На своей шкуре | страница 40
Сна нет. Мне надо постараться отбросить на ночь кой-какие мысли. Еще до рассвета в голову приходит странная идея: незадолго до наступления возраста, когда, как я себе представляю, реальность блекнет, мне удалось еще раз испытать нечто реальное. И, между прочим, весьма невероятное. Чему я верить не вправе, ведь такая вера чертовски опасна. Однако же, думаю я в тот ясный час меж тремя и четырьмя утра, когда горячка сходит на нет, именно так обстоит с реальностью вообще: когда мы совершенно не можем в нее поверить, тогда-то она гуще всего. Ранним утром наконец на час приходит сон, приходит греза: моя мама на коленях у своей матери, обе вморожены в ледяную глыбу, а мой отец, склонясь над ними, тщетно пытается вызволить их из льда. Я, ребенок, на закорках у отца.
Проснувшись, она чувствует, что замерзла.
Перед нею стоит Эльвира, подает ей руку, осматривает, поворачиваясь, всю палату, потом дребезжит ведро. Сегодня она рассказывает, какие колбасы у них в интернате дают на ужин и что ее жених любит салями, а она сама — ливерную колбасу, поэтому бутербродами всегда можно поменяться, луч счастья пробегает по ее лицу, и отблеск его достается мне. Я вспоминаю бутерброды с ливерной колбасой, которые пятнадцатилетней девочкой в спортзале школы имени Германа Геринга делала под конец войны для беженцев, искавших приюта в нашем городе, еще не оставленном обитателями. Может, с той поры во мне и единоборствуют тоска по безопасности и сознание, что ее не существует?

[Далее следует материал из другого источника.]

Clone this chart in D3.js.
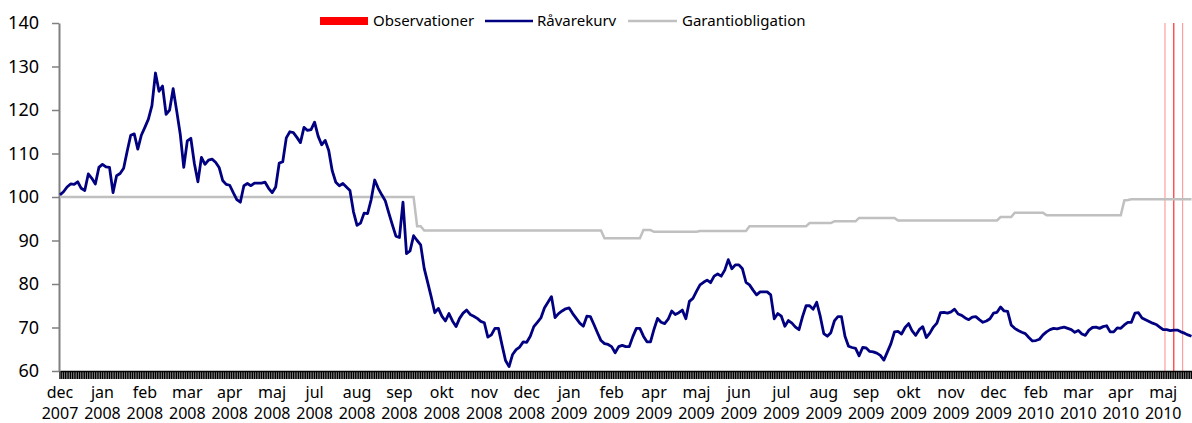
<!DOCTYPE html>
<html><head><meta charset="utf-8">
<script src="https://cdn.jsdelivr.net/npm/d3@7"></script>
<style>
body{margin:0;background:#fff;}
svg{display:block;}
text{font-family:"Noto Sans",sans-serif;fill:#000;}
</style>
</head><body>
<svg id="chart" width="1192" height="423"></svg>
<script>
// ---- data ----
const monthLabels = ["dec","jan","feb","mar","apr","maj","jul","aug","sep","okt","nov","dec","jan","feb","apr","maj","jun","jul","aug","sep","okt","nov","dec","feb","mar","apr","maj"];
const yearLabels = ["2007","2008","2008","2008","2008","2008","2008","2008","2008","2008","2008","2008","2009","2009","2009","2009","2009","2009","2009","2009","2009","2009","2009","2010","2010","2010","2010"];
const yTicks = [60,70,80,90,100,110,120,130,140];

// one value every second trading day
const raavarekurv = [
100.5,101.2,102.3,103,102.9,103.5,102,101.5,105.3,104.3,
103,106.8,107.5,106.9,106.8,101,104.9,105.4,106.6,110.5,
114.2,114.5,111,114.2,116,117.9,121,128.5,124.3,125.5,
119,120,124.9,119.8,114.5,106.8,112.9,113.5,107.7,103.5,
109.1,107.5,108.5,108.7,108,106.8,103.8,102.9,102.7,101,
99.4,98.8,102.6,103.1,102.6,103.2,103.2,103.2,103.4,102,
101,102.3,107.8,108.1,113.6,115,114.8,113.7,112.5,116,
115.3,115.5,117.2,114,112,113,110.7,106,103.4,102.6,
103.1,102.3,101.5,96.6,93.5,94,96.3,96.2,99.4,103.9,
102,100.5,99.1,96.3,93.6,91,90.7,98.8,87,87.6,
91.1,90,89,83.6,80.3,77,73.4,74.4,72.6,71.5,
73.2,71.5,70.2,72.1,73.3,74,73,72.6,72.1,71.4,
71.1,67.8,68.3,69.8,69.8,66,62.4,61,63.8,64.9,
65.5,66.7,66.6,68,70.2,71.2,72.2,74.5,75.8,77.1,
72.3,73.2,73.8,74.3,74.5,73.2,72.1,71,70.3,72.6,
72.5,70.7,68.8,67,66.3,66.1,65.6,64.2,65.6,65.9,
65.6,65.6,67.9,69.8,69.8,68,66.7,66.7,69.6,72.1,
71.2,70.9,71.9,73.8,73,73.4,74,72,76,76.7,
78.3,79.8,80.4,80.9,80.3,81.8,82.3,81.8,83.2,85.6,
83.5,84.4,84.4,83.5,80.4,79.8,78.6,77.5,78.2,78.2,
78.2,77.5,72,73.2,72.6,70.3,71.6,71,70.1,69.5,
72.5,75,75,74.2,75.8,72.6,68.6,68,68.8,71.5,
72.5,72.5,68,65.7,65.4,65.2,63.5,65.4,65.3,64.5,
64.4,64.1,63.6,62.5,64.4,66.3,69,69.1,68.5,70,
70.9,69.2,68.2,69.5,70.2,67.7,68.7,70.1,71,73.4,
73.5,73.3,73.6,74.2,73.1,72.8,72.2,71.8,72.4,72.5,
71.8,71.2,71.5,72,73.3,73.5,74.7,73.8,73.7,70.6,
69.8,69.3,68.9,68.6,67.7,66.9,67,67.3,68.3,69,
69.5,69.8,69.7,69.9,70.1,69.8,69.5,68.9,69.3,68.5,
68.2,69.4,70,70.1,69.8,70.2,70.4,69,69,69.9,
69.8,70.6,71.2,71.2,73.3,73.4,72.2,71.8,71.4,71,
70.7,70.1,69.5,69.5,69.3,69.4,69.4,69,68.7,68.3,
68
];

const garantiobligation = [
100,100,100,100,100,100,100,100,100,100,
100,100,100,100,100,100,100,100,100,100,
100,100,100,100,100,100,100,100,100,100,
100,100,100,100,100,100,100,100,100,100,
100,100,100,100,100,100,100,100,100,100,
100,100,100,100,100,100,100,100,100,100,
100,100,100,100,100,100,100,100,100,100,
100,100,100,100,100,100,100,100,100,100,
100,100,100,100,100,100,100,100,100,100,
100,100,100,100,100,100,100,100,100,100,
100,93.3,93.3,92.3,92.3,92.3,92.3,92.3,92.3,92.3,
92.3,92.3,92.3,92.3,92.3,92.3,92.3,92.3,92.3,92.3,
92.3,92.3,92.3,92.3,92.3,92.3,92.3,92.3,92.3,92.3,
92.3,92.3,92.3,92.3,92.3,92.3,92.3,92.3,92.3,92.3,
92.3,92.3,92.3,92.3,92.3,92.3,92.3,92.3,92.3,92.3,
92.3,92.3,92.3,92.3,90.5,90.5,90.5,90.5,90.5,90.5,
90.5,90.5,90.5,90.5,90.5,92.4,92.4,92.4,92.0,92.0,
92.0,92.0,92.0,92.0,92.0,92.0,92.0,92.0,92.0,92.0,
92.0,92.2,92.2,92.2,92.2,92.2,92.2,92.2,92.2,92.2,
92.2,92.2,92.2,92.2,92.2,93.3,93.3,93.3,93.3,93.3,
93.3,93.3,93.3,93.3,93.3,93.3,93.3,93.3,93.3,93.3,
93.3,93.3,94.0,94.0,94.0,94.0,94.0,94.0,94.0,94.4,
94.4,94.4,94.4,94.4,94.4,94.4,95.2,95.2,95.2,95.2,
95.2,95.2,95.2,95.2,95.2,95.2,95.2,94.6,94.6,94.6,
94.6,94.6,94.6,94.6,94.6,94.6,94.6,94.6,94.6,94.6,
94.6,94.6,94.6,94.6,94.6,94.6,94.6,94.6,94.6,94.6,
94.6,94.6,94.6,94.6,94.6,94.6,95.4,95.4,95.4,95.4,
96.4,96.4,96.4,96.4,96.4,96.4,96.4,96.4,96.4,95.8,
95.8,95.8,95.8,95.8,95.8,95.8,95.8,95.8,95.8,95.8,
95.8,95.8,95.8,95.8,95.8,95.8,95.8,95.8,95.8,95.8,
95.8,99.2,99.3,99.5,99.5,99.5,99.5,99.5,99.5,99.5,
99.5,99.5,99.5,99.5,99.5,99.5,99.5,99.5,99.5,99.5,
99.5
];

// observation dates (trading-day index)
const observationDays = [625, 630, 635];

const daysPerSample = 2;
const daysPerLabel = 24;
const nDays = (raavarekurv.length - 1) * daysPerSample + 1;
const dayTicks = d3.range(nDays);

// ---- chart ----
const svg = d3.select("#chart");
const x = d3.scaleLinear().domain([0, nDays - 1]).range([60, 1191.5]);
const y = d3.scaleLinear().domain([60, 140]).range([371, 23]);

// observations (red thin bars)
svg.append("g").selectAll("rect").data(observationDays).join("rect")
  .attr("x", d => x(d) - 0.5).attr("width", 1)
  .attr("y", y(140)).attr("height", y(60) - y(140))
  .attr("fill", "#ff0000")
  .attr("fill-opacity", (d, i) => i === 1 ? 1 : 0.45);

// x axis: one tick mark per trading day (dense band)
svg.append("g").attr("class", "daytics").selectAll("line").data(dayTicks).join("line")
  .attr("x1", d => x(d)).attr("x2", d => x(d))
  .attr("y1", 371).attr("y2", 379)
  .style("stroke", "#000").style("stroke-width", "1.4px");
const xAxis = svg.append("g").attr("transform", "translate(0,371)")
  .call(d3.axisBottom(x).tickValues([]).tickSizeOuter(0));
xAxis.select(".domain").attr("stroke", "#000").attr("stroke-width", 1.5);

// x labels
const labG = svg.append("g");
monthLabels.forEach((m, k) => {
  const t = labG.append("text").attr("x", x(k * daysPerLabel)).attr("text-anchor", "middle")
    .attr("font-size", 16);
  t.append("tspan").attr("x", x(k * daysPerLabel)).attr("y", 398).text(m);
  t.append("tspan").attr("x", x(k * daysPerLabel)).attr("y", 419).text(yearLabels[k]);
});

// y axis
const yAxis = svg.append("g").attr("transform", "translate(59,0)")
  .call(d3.axisLeft(y).tickValues(yTicks).tickSize(7).tickSizeOuter(0).tickPadding(13));
yAxis.select(".domain").attr("stroke", "#808080").attr("stroke-width", 2);
yAxis.selectAll(".tick line").attr("stroke", "#808080").attr("stroke-width", 1.5);
yAxis.selectAll(".tick text").attr("font-size", 18).attr("fill", "#000")
  .attr("font-family", "'Noto Sans',sans-serif");

// lines
const line = d3.line().x((d, i) => x(i * daysPerSample)).y(d => y(d));
svg.append("path").datum(garantiobligation).attr("d", line)
  .attr("fill", "none").attr("stroke", "#c0c0c0").attr("stroke-width", 2.5);
svg.append("path").datum(raavarekurv).attr("d", line)
  .attr("fill", "none").attr("stroke", "#000080").attr("stroke-width", 2.8)
  .attr("stroke-linejoin", "round");

// legend
const leg = svg.append("g").attr("font-size", 15);
leg.append("rect").attr("x", 320).attr("y", 17).attr("width", 48).attr("height", 8).attr("fill", "#ff0000");
leg.append("text").attr("x", 373).attr("y", 26).attr("font-size", 15).text("Observationer");
leg.append("line").attr("x1", 485).attr("x2", 533).attr("y1", 21).attr("y2", 21)
  .attr("stroke", "#000080").attr("stroke-width", 2.5);
leg.append("text").attr("x", 537).attr("y", 26).attr("font-size", 15).text("Råvarekurv");
leg.append("line").attr("x1", 628).attr("x2", 677).attr("y1", 21).attr("y2", 21)
  .attr("stroke", "#c0c0c0").attr("stroke-width", 2.5);
leg.append("text").attr("x", 682).attr("y", 26).attr("font-size", 15).text("Garantiobligation");
</script>
</body></html>
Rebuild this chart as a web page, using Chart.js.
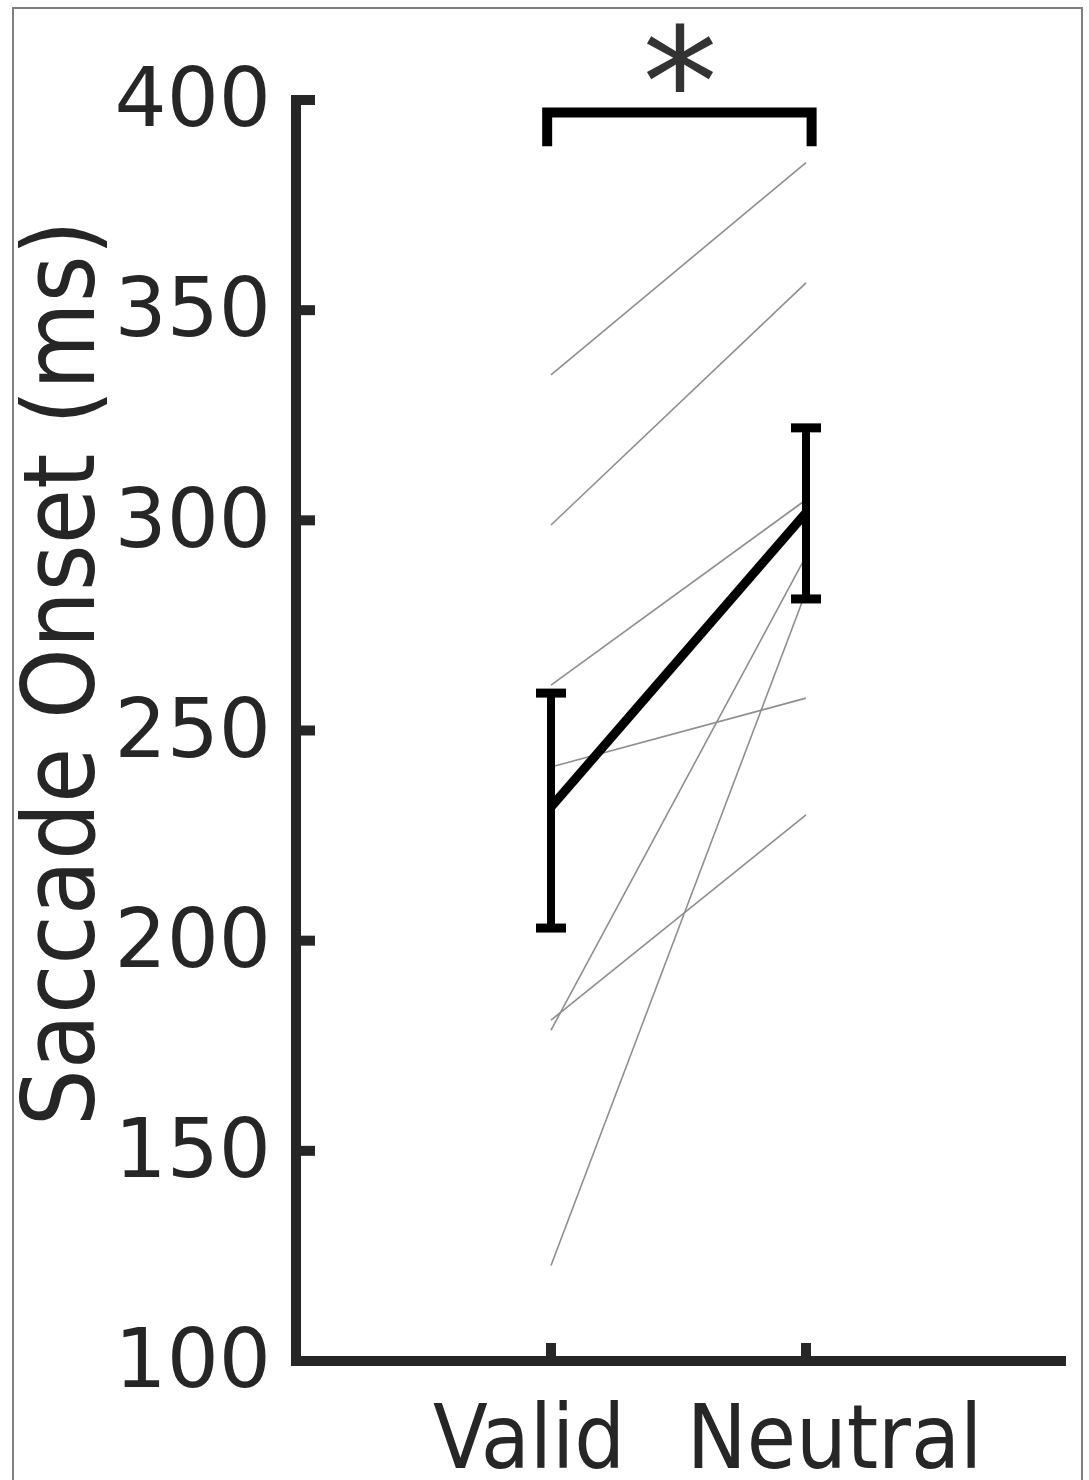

Появляются другие, суетятся вокруг нее. Проверяют дренажи, меняют капельницы, моют, укладывают предмет, каким было для них мое тело. Такого я себе в жизни бы не пожелала, но в состоянии ли я сейчас пожелать, чтобы это незамедлительно прекратилось? Нет, не в состоянии. Отсюда следует, что пожелания требуют больше энергии, чем повествовательные фразы, энергии, которой у меня нет.
Число диагнозов, какие я не могу высказать заведующему отделением, растет. Надеюсь, он утаивает от меня меньше, чем я от него. И тут он преподносит мне сюрприз. Спрашивает, испытующе глядя на меня и словно в самом деле ожидая ответа: Почему ваша иммунная система так слаба?
Он, мой завотделением, бросает мне этот вопрос. Не знает разве, что я и без того мусолю его, пережевываю так и этак? Считает, что я уже достаточно восстановилась? Не видит другого способа вспугнуть меня, кроме подобных вопросов?
Уже в зеленом халате и зеленой шапочке, он быстро осведомляется у сестры Кристины о моей температуре, я догадываюсь — не вижу, ведь он прекрасно владеет собой, — что он недоволен услышанным, не совсем доволен, он нипочем бы не вскинул из-за этого бровь, как позднее вскинет ее ординатор доктор Кнабе, завотделением только говорит: Ладно, будем считать терпимо, принимая во внимание проведенную операцию. Пока терпимо, скажет доктор Кнабе и снова опустит брови. О моем иммунитете больше не упоминают, только вот температура в течение дня опять поднимается, а это они, по-видимому, уже не могут и не хотят терпеть. Если это реакция на оперативное вмешательство, то слишком бурная, вдобавок не здоровая, не нормальная, а знак — они не говорят чего. Долговязый, бесцветный старший врач, видимо дежурящий во второй половине дня, когда остальные уходят, тоже немногословен.